Thrust into her new life -and apartment- is a bohemian ghost in the form of the swearing rock dog Henry Mallet (Matt King), who has no idea where he is nor how he got there.

The premise of the show is that only Suzy can see Henry, which results in socially awkward situations of her seemingly talking to herself. On the back of her marital breakdown, those around her presume she is having a mental one as well.

When it was first floated in early newspaper articles, Spirited was touted as a modern take on The Ghost and Mrs Muir -it is a slight analogy at best. Writer Jacquelin Perske has since likened it to Bewitched meets The Office -but early episodes are nothing like Ricky Gervais’ mockumentary either.

The show is a character piece that lands between heightened reality and fantasy, easily personified by its two central characters. Karvan plays a meek wife and mother who becomes self-empowered by her mid-life detour, while King’s British rocker is an irreverent and spontaneous force, trying to come to grips with the world around him. How did he get here? What does he want? And why has he ‘chosen’ her? At the moment he’s a phantom rebel without a cause.

While Karvan’s performance is largely for truth, King provides the colour. Somewhere in the middle the two attempt to connect.

Desperate for her to return to her life is husband Steve, the villain of the tale. Steve has the looks but is too selfish for an enlightened Suzy. Despite this there are other women (including Suzy’s sister played by Belinda Bromilow) that are ready to pounce on the reluctant bachelor.

Suzy’s inner-city block is also home to supporting characters including 3 gay men who share an uncoventional lifestyle and an elderly couple (including a return to screen by the rather wonderful John Bluthal).

The first episode, with a script which won an AWGIE award last week, spends much of the time setting up the premise and the rules of the world. It asks the audience to suspend disbelief for an hour of fantasy, which is a pretty rare commodity in Australian drama. The end result may take some getting used to. As drama it is light and askew, as comedy it is whimsical without shooting for laughs.

It also feels like it may have been a tighter product at 30 minutes rather than an hour, but no doubt this will become clearer once the establishing episode is out of the way.

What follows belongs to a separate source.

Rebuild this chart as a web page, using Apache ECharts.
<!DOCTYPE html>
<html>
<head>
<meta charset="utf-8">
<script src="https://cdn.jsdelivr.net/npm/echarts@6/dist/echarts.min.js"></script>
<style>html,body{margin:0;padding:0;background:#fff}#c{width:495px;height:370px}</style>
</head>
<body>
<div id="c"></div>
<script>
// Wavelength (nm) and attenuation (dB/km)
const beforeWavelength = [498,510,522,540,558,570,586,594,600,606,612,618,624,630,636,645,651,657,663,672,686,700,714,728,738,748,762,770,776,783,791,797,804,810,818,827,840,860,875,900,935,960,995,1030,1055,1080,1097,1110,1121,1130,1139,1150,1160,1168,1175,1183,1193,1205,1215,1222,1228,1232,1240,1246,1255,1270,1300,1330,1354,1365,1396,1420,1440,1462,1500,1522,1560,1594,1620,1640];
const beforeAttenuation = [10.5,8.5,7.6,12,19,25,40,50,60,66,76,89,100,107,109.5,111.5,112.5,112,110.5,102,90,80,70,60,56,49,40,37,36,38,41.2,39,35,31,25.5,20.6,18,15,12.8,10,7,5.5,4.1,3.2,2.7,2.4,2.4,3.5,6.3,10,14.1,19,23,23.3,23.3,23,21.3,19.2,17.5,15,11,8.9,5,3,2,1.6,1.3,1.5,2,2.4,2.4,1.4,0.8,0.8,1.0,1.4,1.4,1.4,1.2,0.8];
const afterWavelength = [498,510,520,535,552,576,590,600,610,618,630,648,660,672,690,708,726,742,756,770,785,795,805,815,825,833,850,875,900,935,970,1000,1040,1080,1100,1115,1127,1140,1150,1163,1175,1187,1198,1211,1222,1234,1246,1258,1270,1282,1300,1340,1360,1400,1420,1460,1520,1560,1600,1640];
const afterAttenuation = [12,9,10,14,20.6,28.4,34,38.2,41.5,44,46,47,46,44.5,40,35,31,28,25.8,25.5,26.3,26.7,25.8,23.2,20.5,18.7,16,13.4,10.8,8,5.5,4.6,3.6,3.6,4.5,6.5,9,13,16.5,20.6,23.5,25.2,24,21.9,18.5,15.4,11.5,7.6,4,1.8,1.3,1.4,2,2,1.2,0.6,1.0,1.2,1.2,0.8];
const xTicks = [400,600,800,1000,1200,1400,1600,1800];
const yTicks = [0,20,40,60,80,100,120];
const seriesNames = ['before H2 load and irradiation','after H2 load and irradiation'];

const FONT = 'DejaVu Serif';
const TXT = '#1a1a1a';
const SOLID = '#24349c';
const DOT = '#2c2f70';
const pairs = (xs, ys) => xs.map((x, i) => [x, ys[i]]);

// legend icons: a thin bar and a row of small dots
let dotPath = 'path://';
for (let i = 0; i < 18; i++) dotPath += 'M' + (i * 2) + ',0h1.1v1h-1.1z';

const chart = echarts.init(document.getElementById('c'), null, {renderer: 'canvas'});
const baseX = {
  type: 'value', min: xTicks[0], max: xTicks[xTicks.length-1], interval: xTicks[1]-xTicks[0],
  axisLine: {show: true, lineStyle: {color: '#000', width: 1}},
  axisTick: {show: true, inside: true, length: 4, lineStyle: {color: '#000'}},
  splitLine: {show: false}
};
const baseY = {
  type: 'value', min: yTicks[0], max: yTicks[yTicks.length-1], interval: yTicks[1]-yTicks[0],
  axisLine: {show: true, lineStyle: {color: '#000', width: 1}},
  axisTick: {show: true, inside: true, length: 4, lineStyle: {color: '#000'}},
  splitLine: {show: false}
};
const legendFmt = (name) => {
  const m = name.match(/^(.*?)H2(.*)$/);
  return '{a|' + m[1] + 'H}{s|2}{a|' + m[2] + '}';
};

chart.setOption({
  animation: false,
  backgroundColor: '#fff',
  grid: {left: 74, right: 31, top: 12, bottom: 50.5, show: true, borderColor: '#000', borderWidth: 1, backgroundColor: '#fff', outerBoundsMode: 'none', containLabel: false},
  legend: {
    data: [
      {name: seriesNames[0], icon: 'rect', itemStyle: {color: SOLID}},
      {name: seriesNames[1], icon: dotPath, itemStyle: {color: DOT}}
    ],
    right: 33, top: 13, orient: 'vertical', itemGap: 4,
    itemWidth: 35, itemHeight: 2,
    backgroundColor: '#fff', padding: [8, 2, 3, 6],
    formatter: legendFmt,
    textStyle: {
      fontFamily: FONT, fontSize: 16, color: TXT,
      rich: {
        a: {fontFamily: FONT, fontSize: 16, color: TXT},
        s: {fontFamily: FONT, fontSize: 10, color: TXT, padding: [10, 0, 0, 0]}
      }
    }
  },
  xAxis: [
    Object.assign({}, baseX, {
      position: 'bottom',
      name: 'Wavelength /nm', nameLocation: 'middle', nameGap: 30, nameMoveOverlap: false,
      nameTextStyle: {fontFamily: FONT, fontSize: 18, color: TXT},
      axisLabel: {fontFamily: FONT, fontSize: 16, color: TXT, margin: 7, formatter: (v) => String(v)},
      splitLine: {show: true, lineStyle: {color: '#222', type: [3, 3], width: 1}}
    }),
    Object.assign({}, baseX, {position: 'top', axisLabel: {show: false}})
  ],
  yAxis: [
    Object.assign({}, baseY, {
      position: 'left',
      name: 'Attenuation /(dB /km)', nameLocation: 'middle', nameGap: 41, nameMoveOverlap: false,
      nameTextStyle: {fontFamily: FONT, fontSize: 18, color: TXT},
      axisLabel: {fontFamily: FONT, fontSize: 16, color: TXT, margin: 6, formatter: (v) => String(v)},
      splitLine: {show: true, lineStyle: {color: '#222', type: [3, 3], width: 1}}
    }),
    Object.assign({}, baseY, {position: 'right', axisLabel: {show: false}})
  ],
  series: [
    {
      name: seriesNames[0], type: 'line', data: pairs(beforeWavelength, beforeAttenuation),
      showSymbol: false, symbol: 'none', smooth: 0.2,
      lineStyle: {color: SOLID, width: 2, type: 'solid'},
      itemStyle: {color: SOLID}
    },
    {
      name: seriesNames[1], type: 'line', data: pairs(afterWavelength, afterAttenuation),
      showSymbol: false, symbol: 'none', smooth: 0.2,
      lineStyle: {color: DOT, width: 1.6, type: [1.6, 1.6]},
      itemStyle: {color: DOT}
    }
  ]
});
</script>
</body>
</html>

Both Karvan and Perske have stepped up as Producers for this project, under guidance from John Edwards. Their labour of love certainly shows they have plenty to offer.

Spirited is more a flight of fancy for its central characters than its creative forces, who ask the audience to come along for the ride.

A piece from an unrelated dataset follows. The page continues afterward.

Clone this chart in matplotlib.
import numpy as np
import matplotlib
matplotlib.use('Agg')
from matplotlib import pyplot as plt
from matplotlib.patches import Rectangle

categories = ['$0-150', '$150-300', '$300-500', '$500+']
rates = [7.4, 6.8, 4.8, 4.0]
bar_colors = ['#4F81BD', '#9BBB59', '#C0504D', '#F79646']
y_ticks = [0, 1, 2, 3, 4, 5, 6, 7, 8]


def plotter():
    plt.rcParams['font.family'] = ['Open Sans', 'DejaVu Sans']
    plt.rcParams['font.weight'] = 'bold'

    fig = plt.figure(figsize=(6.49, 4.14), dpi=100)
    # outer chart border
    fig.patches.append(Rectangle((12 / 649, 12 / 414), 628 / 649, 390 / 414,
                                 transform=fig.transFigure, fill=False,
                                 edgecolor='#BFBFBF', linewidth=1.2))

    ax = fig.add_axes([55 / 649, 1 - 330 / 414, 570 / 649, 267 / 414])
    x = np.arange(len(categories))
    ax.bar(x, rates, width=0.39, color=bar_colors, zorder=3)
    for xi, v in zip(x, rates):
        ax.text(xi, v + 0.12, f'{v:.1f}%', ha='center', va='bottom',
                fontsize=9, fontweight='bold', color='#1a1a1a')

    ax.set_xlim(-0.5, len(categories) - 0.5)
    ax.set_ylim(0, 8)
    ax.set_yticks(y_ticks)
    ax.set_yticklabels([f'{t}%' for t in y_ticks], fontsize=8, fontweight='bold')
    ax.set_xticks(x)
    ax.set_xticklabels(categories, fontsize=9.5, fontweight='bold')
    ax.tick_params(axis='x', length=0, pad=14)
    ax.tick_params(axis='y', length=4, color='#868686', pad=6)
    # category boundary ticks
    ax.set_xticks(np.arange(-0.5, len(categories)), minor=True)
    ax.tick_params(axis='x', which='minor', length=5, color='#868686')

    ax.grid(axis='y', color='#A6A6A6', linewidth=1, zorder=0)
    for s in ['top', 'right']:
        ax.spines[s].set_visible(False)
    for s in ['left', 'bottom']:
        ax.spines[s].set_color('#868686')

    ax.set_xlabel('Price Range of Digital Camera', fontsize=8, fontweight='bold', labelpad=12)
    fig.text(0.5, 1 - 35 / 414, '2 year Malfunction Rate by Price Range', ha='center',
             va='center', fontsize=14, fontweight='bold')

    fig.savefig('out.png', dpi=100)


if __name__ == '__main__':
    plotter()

Spirited premieres 7:30pm Wednesday on W.

31 Responses

  1. Well about time Aussie film/TV showed some imagination and whimsical humour rather than grim kitchen sink reality. Interesting sparks are generated by contrast between supernatural and suburban Sydney lifestyles. Henri is a quirky, interesting, charismatic entity who provides sparks in contrast to Sydney suburnanites.

  2. Loved it, loved it, loved it. At last something a bit different. Can’t last any more than 5 minutes watching shows like Packed to the Rafters – they are rubbish. The ABC used to protrude its neck with things like this, but alas no more. Good on Foxtel for at least trying.